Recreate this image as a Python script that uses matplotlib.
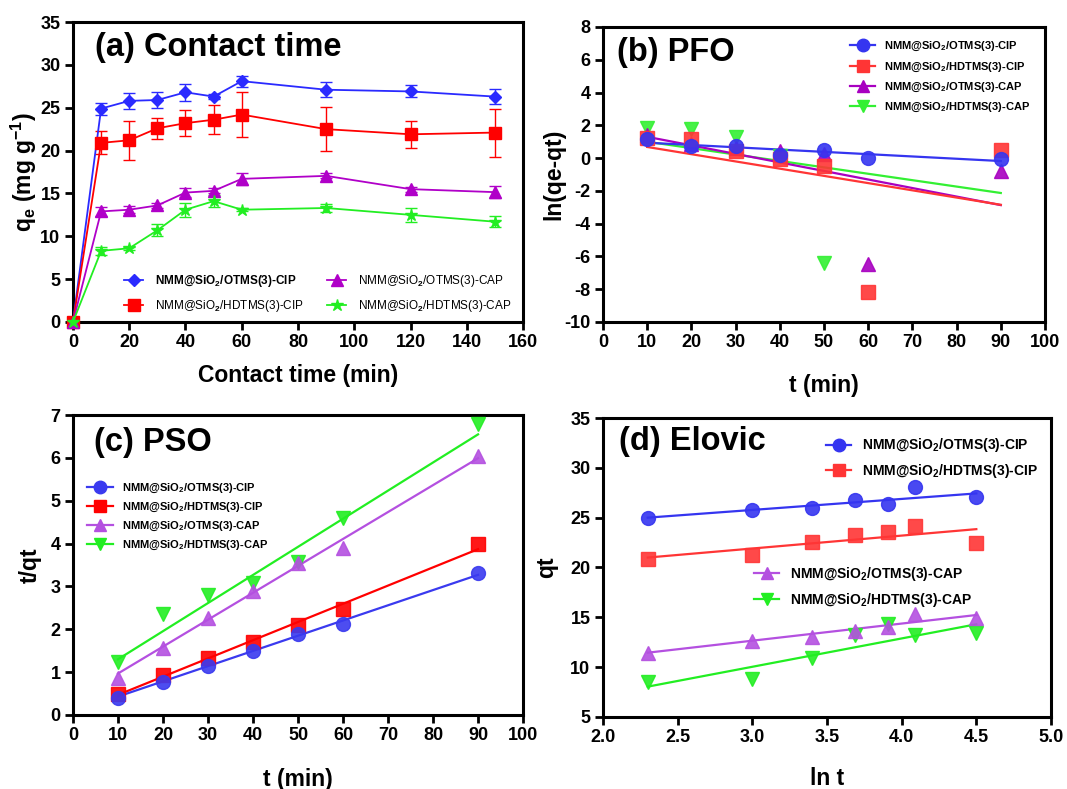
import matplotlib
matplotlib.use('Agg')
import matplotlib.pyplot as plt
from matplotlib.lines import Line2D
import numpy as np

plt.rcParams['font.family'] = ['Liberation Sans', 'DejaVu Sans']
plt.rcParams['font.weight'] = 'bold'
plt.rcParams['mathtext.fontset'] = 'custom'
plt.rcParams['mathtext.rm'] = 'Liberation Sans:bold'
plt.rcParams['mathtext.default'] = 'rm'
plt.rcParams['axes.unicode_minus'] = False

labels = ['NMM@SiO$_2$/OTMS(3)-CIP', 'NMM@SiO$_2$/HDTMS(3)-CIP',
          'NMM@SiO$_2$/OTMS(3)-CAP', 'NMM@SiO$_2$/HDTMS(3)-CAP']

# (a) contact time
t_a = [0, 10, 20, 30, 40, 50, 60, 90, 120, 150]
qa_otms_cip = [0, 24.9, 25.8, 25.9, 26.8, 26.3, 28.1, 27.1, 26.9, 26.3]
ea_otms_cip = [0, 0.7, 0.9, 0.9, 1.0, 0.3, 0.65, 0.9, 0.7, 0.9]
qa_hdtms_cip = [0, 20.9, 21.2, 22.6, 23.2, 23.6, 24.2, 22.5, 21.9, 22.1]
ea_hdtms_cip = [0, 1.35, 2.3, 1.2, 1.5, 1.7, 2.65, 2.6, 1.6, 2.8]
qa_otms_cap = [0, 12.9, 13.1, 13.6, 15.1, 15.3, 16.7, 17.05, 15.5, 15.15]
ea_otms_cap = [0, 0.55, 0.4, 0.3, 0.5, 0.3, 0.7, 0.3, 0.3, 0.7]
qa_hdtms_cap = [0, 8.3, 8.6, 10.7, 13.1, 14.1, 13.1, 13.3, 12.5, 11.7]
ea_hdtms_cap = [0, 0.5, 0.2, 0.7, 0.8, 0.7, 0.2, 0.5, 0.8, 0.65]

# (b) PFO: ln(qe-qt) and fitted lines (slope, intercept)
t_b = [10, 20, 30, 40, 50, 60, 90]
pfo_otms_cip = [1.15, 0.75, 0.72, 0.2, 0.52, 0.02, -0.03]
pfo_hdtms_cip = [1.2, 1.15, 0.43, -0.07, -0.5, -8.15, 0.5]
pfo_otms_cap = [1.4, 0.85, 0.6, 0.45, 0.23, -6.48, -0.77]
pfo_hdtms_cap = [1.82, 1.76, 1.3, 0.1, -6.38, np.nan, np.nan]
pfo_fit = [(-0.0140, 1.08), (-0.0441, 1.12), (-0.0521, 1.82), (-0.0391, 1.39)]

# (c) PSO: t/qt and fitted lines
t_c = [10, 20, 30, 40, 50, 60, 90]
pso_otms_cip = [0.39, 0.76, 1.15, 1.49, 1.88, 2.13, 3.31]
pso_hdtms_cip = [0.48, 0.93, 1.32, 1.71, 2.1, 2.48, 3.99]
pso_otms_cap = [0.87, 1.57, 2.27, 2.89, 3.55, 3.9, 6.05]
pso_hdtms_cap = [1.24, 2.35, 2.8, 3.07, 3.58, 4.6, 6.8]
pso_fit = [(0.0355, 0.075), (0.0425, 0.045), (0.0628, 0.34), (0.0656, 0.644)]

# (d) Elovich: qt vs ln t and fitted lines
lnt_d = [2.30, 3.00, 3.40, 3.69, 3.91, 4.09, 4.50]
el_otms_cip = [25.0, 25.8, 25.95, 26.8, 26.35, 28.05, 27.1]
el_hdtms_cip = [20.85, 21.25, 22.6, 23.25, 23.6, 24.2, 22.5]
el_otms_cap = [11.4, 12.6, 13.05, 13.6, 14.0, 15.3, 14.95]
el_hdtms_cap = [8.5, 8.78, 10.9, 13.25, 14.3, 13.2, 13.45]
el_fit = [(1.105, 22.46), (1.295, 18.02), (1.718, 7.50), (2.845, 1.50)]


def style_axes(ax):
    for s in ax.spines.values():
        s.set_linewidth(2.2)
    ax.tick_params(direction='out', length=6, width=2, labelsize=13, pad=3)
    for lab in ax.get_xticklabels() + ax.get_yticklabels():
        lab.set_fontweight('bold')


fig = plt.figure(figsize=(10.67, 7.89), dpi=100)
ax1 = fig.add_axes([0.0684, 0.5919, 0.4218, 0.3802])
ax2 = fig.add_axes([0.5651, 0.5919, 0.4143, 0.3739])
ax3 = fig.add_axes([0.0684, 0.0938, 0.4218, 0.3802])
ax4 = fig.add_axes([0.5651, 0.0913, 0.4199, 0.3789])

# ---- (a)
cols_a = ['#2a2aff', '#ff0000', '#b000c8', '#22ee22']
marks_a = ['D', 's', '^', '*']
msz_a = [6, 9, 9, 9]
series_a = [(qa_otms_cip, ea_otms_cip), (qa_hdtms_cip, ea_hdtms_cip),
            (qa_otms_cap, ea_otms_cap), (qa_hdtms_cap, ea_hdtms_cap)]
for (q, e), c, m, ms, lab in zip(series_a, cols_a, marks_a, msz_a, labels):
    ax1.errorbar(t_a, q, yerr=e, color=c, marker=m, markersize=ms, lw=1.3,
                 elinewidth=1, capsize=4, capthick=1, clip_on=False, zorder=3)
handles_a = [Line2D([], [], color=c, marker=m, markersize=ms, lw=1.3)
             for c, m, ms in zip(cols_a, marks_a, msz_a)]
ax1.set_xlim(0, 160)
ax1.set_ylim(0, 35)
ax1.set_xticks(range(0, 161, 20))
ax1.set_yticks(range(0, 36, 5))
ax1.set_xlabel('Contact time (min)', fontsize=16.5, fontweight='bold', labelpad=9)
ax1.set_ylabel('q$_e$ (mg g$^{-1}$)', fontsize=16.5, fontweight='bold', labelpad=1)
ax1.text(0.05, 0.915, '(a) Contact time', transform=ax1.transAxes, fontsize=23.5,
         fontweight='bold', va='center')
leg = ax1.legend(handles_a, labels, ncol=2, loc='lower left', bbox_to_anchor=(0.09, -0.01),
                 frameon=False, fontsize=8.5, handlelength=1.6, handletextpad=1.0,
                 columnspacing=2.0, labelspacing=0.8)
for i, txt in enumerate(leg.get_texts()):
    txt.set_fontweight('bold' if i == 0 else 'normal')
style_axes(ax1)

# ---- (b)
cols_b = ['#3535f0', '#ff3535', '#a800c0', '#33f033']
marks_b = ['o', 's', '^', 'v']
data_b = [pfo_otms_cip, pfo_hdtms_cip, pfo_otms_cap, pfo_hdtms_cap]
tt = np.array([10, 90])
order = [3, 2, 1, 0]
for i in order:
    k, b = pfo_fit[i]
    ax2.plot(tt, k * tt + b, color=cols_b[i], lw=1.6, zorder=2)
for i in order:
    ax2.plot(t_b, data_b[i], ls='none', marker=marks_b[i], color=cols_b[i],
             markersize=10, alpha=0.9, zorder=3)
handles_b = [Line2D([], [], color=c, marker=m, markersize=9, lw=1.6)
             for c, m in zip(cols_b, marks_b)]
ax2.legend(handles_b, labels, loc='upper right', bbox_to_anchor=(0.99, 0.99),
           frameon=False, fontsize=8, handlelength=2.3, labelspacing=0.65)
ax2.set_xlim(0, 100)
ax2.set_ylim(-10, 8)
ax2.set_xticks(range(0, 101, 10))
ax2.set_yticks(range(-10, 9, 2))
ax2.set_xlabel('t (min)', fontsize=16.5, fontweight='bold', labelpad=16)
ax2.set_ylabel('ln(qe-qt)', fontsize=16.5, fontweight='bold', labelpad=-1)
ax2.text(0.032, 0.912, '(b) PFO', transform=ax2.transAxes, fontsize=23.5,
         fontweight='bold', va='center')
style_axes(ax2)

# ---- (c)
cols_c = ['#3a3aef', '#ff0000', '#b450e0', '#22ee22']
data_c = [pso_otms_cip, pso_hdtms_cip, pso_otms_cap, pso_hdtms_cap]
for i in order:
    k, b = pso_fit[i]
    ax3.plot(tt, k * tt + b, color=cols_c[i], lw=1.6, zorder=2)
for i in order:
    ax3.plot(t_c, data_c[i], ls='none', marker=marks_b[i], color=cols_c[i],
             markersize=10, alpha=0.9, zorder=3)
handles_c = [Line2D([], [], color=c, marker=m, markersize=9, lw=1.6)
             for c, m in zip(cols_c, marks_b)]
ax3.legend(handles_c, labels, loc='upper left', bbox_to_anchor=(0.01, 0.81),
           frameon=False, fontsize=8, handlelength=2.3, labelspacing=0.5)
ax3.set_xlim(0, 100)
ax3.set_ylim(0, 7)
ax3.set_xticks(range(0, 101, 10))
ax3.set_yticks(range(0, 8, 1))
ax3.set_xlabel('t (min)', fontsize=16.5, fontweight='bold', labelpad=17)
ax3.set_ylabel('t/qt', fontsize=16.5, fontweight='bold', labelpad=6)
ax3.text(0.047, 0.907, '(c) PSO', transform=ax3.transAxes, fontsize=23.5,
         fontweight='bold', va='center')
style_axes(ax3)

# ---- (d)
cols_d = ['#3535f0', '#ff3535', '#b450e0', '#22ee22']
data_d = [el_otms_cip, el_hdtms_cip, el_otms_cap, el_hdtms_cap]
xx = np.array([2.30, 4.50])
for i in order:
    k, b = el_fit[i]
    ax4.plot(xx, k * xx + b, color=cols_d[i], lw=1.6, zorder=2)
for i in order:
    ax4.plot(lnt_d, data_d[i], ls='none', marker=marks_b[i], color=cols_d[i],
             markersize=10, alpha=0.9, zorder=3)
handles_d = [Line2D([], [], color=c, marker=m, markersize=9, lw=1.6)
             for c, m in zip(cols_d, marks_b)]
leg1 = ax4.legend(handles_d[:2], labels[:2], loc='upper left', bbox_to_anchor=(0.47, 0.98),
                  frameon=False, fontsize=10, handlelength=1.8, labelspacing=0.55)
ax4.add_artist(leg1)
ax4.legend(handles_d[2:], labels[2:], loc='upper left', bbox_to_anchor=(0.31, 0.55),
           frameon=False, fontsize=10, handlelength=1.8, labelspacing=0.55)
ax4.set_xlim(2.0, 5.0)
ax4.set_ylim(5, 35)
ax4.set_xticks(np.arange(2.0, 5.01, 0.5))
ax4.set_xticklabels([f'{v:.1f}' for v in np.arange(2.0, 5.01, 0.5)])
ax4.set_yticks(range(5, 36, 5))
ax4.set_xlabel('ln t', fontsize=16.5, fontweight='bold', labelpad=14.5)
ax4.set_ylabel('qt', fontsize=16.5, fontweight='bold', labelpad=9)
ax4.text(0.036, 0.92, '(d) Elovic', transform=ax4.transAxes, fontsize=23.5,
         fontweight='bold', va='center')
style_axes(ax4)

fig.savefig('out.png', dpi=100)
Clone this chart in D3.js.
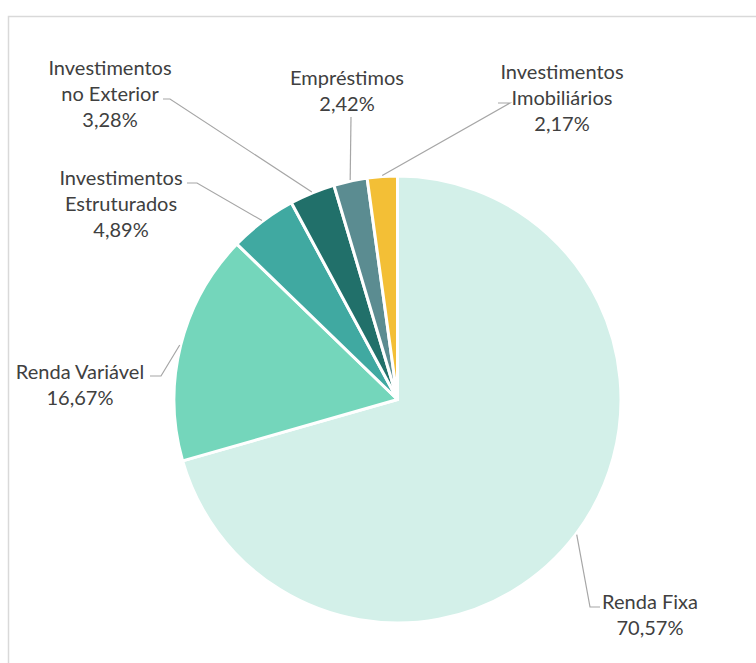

# # # # # # #

Write down every line from the opening of the listing to the line with "import numpy as np", both included, and nothing else; the pictures are omitted.

Recreate this image as a Python script that uses matplotlib.
import matplotlib
matplotlib.use('Agg')
import matplotlib.pyplot as plt
from matplotlib.lines import Line2D
import numpy as np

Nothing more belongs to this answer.